Madeleine Feeny

The view from the Paris bus — an appreciation of everyday life

Lauren Elkin begins with gentle vignettes of her fellow passengers — and when the city is disrupted by terrorism in 2015, the daily grind suddenly seems precious

[Alamy] 
issue 11 September 2021

Many would say the commute was one thing they didn’t miss in lockdown. But when Lauren Elkin was ‘yanked out of the public sphere and resituated, inescapably, in the private’, she felt nostalgic for the bus’s incidental intimacy.

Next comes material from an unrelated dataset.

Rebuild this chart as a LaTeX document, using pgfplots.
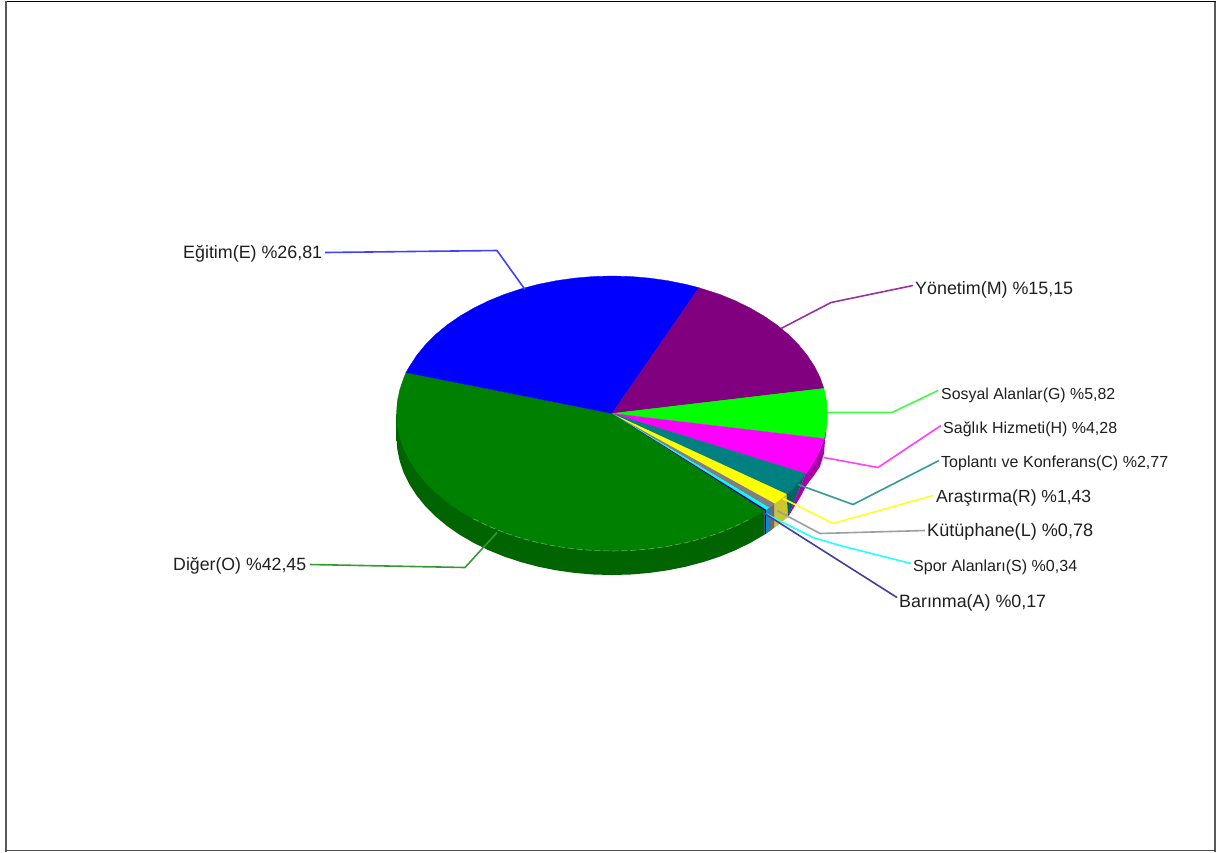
\documentclass[border=0pt]{standalone}
\usepackage{fontspec}
\setmainfont{Liberation Sans}
\usepackage{pgfplots}
\pgfplotsset{compat=1.18}

\definecolor{cGreen}{HTML}{008000}
\definecolor{cBlue}{HTML}{0000FF}
\definecolor{cPurple}{HTML}{800080}
\definecolor{cLime}{HTML}{00FF00}
\definecolor{cMagenta}{HTML}{FF00FF}
\definecolor{cTeal}{HTML}{008080}
\definecolor{cYellow}{HTML}{FFFF00}
\definecolor{cGray}{HTML}{808080}
\definecolor{cCyan}{HTML}{00FFFF}
\definecolor{cNavy}{HTML}{000080}
\definecolor{sideEnd}{HTML}{006400}
\definecolor{sideMid}{HTML}{008000}
\definecolor{sideMagenta}{HTML}{AA00AA}

% label with a fixed width in px (1pt = 1px here)
\newcommand{\lab}[4]{\node[anchor=base west,inner sep=0pt,text=black!88] at (axis cs:#1,#2) {\resizebox{#3pt}{!}{\fontsize{16}{18}\selectfont #4}};}

\begin{document}
\begin{tikzpicture}
\begin{axis}[
  scale only axis,
  width=1217pt,
  height=852pt,
  xmin=0, xmax=1217,
  ymin=0, ymax=852,
  y dir=reverse,
  ticks=none,
  axis line style={draw=none},
  clip=false,
  every axis plot/.append style={no markers,line join=round},
]
% background and frame
\addplot[fill=white,draw=none] coordinates {(0,0) (1217,0) (1217,852) (0,852)} --cycle;
\addplot[black,line width=1pt] coordinates {(5,1) (1216,1)};
\addplot[black!65,line width=2pt] coordinates {(6,0.5) (6,851)};
\addplot[black!65,line width=2pt] coordinates {(1215,1) (1215,851)};
\addplot[black!70,line width=1.6pt] coordinates {(5,850) (1216,850)};

% side walls
\addplot[draw=none,left color=sideEnd,middle color=sideMid,right color=sideEnd] coordinates {
  (396.5,413) (396.5,437) (397.3,449) (399.8,460.9) (403.8,472.6) (409.5,484) (416.7,495.1)
  (425.4,505.8) (435.5,515.9) (446.9,525.4) (459.6,534.2) (473.5,542.3) (488.4,549.6)
  (504.3,556.1) (520.9,561.6) (538.3,566.2) (556.2,569.8) (574.6,572.4) (593.2,574)
  (612,574.5) (630.8,574) (649.4,572.4) (667.8,569.8) (685.7,566.2) (703.1,561.6)
  (719.8,556.1) (735.6,549.6) (750.5,542.3) (764.5,534.1) (764.5,510.1)} --cycle;
\addplot[fill=cNavy,draw=none] coordinates {(764.5,510.1) (766,509.2) (766,533.2) (764.5,534.1)} --cycle;
\addplot[fill=cyan!70!blue,draw=none] coordinates {(766,509.2) (769,507.2) (769,531.2) (766,533.2)} --cycle;
\addplot[fill=black!58,draw=none] coordinates {(769,507.2) (774.5,503) (774.5,527) (769,531.2)} --cycle;
\addplot[fill=yellow!78!black,draw=none] coordinates {(774.5,503) (786.6,493.6) (788,516.5) (777.1,525.4) (774.5,527)} --cycle;
\addplot[fill=cTeal!78!black,draw=none] coordinates {(805.8,473.1) (786.6,493.6) (788,516.5)} --cycle;
\addplot[fill=sideMagenta,draw=none] coordinates {(823.9,438.1) (820.2,448.6) (814.5,460) (807.3,471.1) (805.8,473.1) (788,516.5) (800,497) (807,484) (814,475) (820,466) (824,453) (825,440)} --cycle;
\addplot[fill=green!50!black,draw=none] coordinates {(826.7,425) (824.2,436.9) (823.9,438.1) (825,440) (826,433)} --cycle;

% top face, one slice after the other
\addplot[fill=cGreen,draw=cGreen,line width=0.3pt] coordinates {
  (612,413) (406,372) (403.8,377.4) (399.8,389.1) (397.3,401) (396.5,413) (397.3,425) (399.8,436.9)
  (403.8,448.6) (409.5,460) (416.7,471.1) (425.4,481.8) (435.5,491.9) (446.9,501.4)
  (459.6,510.2) (473.5,518.3) (488.4,525.6) (504.3,532.1) (520.9,537.6) (538.3,542.2)
  (556.2,545.8) (574.6,548.4) (593.2,550) (612,550.5) (630.8,550) (649.4,548.4)
  (667.8,545.8) (685.7,542.2) (703.1,537.6) (719.8,532.1) (735.6,525.6) (750.5,518.3)
  (764.5,510.1)} --cycle;
\addplot[fill=cBlue,draw=cBlue,line width=0.3pt] coordinates {
  (612,413) (699,287.2) (685.7,283.8) (667.8,280.2) (649.4,277.6) (630.8,276) (612,275.5)
  (593.2,276) (574.6,277.6) (556.2,280.2) (538.3,283.8) (520.9,288.4) (504.3,293.9)
  (488.4,300.4) (473.5,307.7) (459.6,315.8) (446.9,324.6) (435.5,334.1) (425.4,344.3)
  (416.7,354.9) (409.5,366) (406,372)} --cycle;
\addplot[fill=cPurple,draw=cPurple,line width=0.3pt] coordinates {
  (612,413) (823.9,387.9) (820.2,377.4) (814.5,366) (807.3,354.9) (798.6,344.3) (788.5,334.1)
  (777.1,324.6) (764.4,315.8) (750.5,307.7) (735.6,300.4) (719.8,293.9) (699,287.2)} --cycle;
\addplot[fill=cLime,draw=cLime,line width=0.3pt] coordinates {
  (612,413) (823.9,438.1) (824.2,436.9) (826.7,425) (827.5,413) (826.7,401) (824.2,389.1) (823.9,387.9)} --cycle;
\addplot[fill=cMagenta,draw=cMagenta,line width=0.3pt] coordinates {
  (612,413) (805.8,473.1) (807.3,471.1) (814.5,460) (820.2,448.6) (823.9,438.1)} --cycle;
\addplot[fill=cTeal,draw=cTeal,line width=0.3pt] coordinates {
  (612,413) (786.6,493.6) (788.5,491.9) (798.6,481.8) (805.8,473.1)} --cycle;
\addplot[fill=cYellow,draw=none] coordinates {(612,413) (774.5,503) (777.1,501.4) (786.6,493.6)} --cycle;
\addplot[fill=cGray,draw=none] coordinates {(612,413) (769,507.2) (774.5,503)} --cycle;
\addplot[fill=cCyan,draw=none] coordinates {(612,413) (766,509.2) (769,507.2)} --cycle;
\addplot[fill=cNavy,draw=none] coordinates {(612,413) (764.5,510.1) (766,509.2)} --cycle;

% faint rim along the front of the top face
\addplot[white,opacity=0.4,line width=0.6pt,dash pattern=on 6pt off 3pt] coordinates {
  (473.5,518.3) (488.4,525.6) (504.3,532.1) (520.9,537.6) (538.3,542.2) (556.2,545.8)
  (574.6,548.4) (593.2,550) (612,550.5) (630.8,550) (649.4,548.4) (667.8,545.8)
  (685.7,542.2) (703.1,537.6) (719.8,532.1) (735.6,525.6) (750.5,518.3)};

% leader lines
\addplot[blue!75!white,line width=1.6pt] coordinates {(325,252) (497,250) (525,289)};
\addplot[cPurple!80!white,line width=1.6pt] coordinates {(781,328) (831,302) (913,285)};
\addplot[cLime!75!white,line width=1.6pt] coordinates {(827,412) (892,412) (938,390)};
\addplot[cMagenta!75!white,line width=1.6pt] coordinates {(824,457) (878,467) (941,425)};
\addplot[cTeal!80!white,line width=1.6pt] coordinates {(798,484) (853,504) (939,460)};
\addplot[cYellow!85!white,line width=1.6pt] coordinates {(783,498) (833,523) (933,495)};
\addplot[black!38,line width=1.6pt] coordinates {(777,510) (820,533) (925,530)};
\addplot[cCyan!85!white,line width=1.6pt] coordinates {(765,513) (813,537) (840,545) (911,563)};
\addplot[cNavy!75!white,line width=1.6pt] coordinates {(763,512) (897,597)};
\addplot[cGreen!80!white,line width=1.6pt] coordinates {(310,564) (465,567) (497,532)};

% labels
\lab{183}{258}{139}{Eğitim(E) \%26,81}
\lab{915}{294}{158}{Yönetim(M) \%15,15}
\lab{941}{399}{174}{Sosyal Alanlar(G) \%5,82}
\lab{943}{433}{174}{Sağlık Hizmeti(H) \%4,28}
\lab{941}{467}{227}{Toplantı ve Konferans(C) \%2,77}
\lab{936}{502}{155}{Araştırma(R) \%1,43}
\lab{927}{536}{166}{Kütüphane(L) \%0,78}
\lab{913}{571}{164}{Spor Alanları(S) \%0,34}
\lab{899}{607}{147}{Barınma(A) \%0,17}
\lab{173}{570}{133}{Diğer(O) \%42,45}
\end{axis}
\end{tikzpicture}
\end{document}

The Franco-American writer and translator revisited notes made on her iPhone between September 2014 and November 2015, after she pledged to ‘observe the world through the screen of my phone, rather than to use my phone to distract myself from the world’.

The diary entries record biweekly journeys between her home in Paris’s fifth arrondissement and the university where she taught in the seventh. These private jottings take shape as No. 91/92: Notes on a Parisian Commute, a celebration of the commonplace observations and interactions that comprise urban living, and a vivid montage of what it meant to be a Parisian in a time of siege.

Blending memoir, history and criticism, Elkin’s work engages with the literature of both her native and her adopted tongues. Her bestselling book Flâneuse reconsidered the role of the female wanderer in urban environments, mapping a feminist psychogeography. Its slender successor — handily sized for your commute — continues her investigation into how we negotiate public space and coexist in cities: a short film to follow the feature, if you will.

No. 91/92 is influenced by Georges Perec, the French literary innovator whose work honoured the ‘infra-ordinary’ over the ‘extra-ordinary’. In chronicling the approach to and aftermath of tragedy, Elkin captures, in real time, the moment at which the quotidian is invaded and becomes ‘the big event’.

It begins gently, with vignettes and seat etiquette. The bus forces us to acknowledge other people’s needs but some, insulated by screens and headphones, remain unaware. Elkin’s spontaneous narrative veers from empathetic to drolly exasperated as she studies her fellow travellers, juxtaposing the superficial (outfit critiques) with the significant (her battle for French citizenship).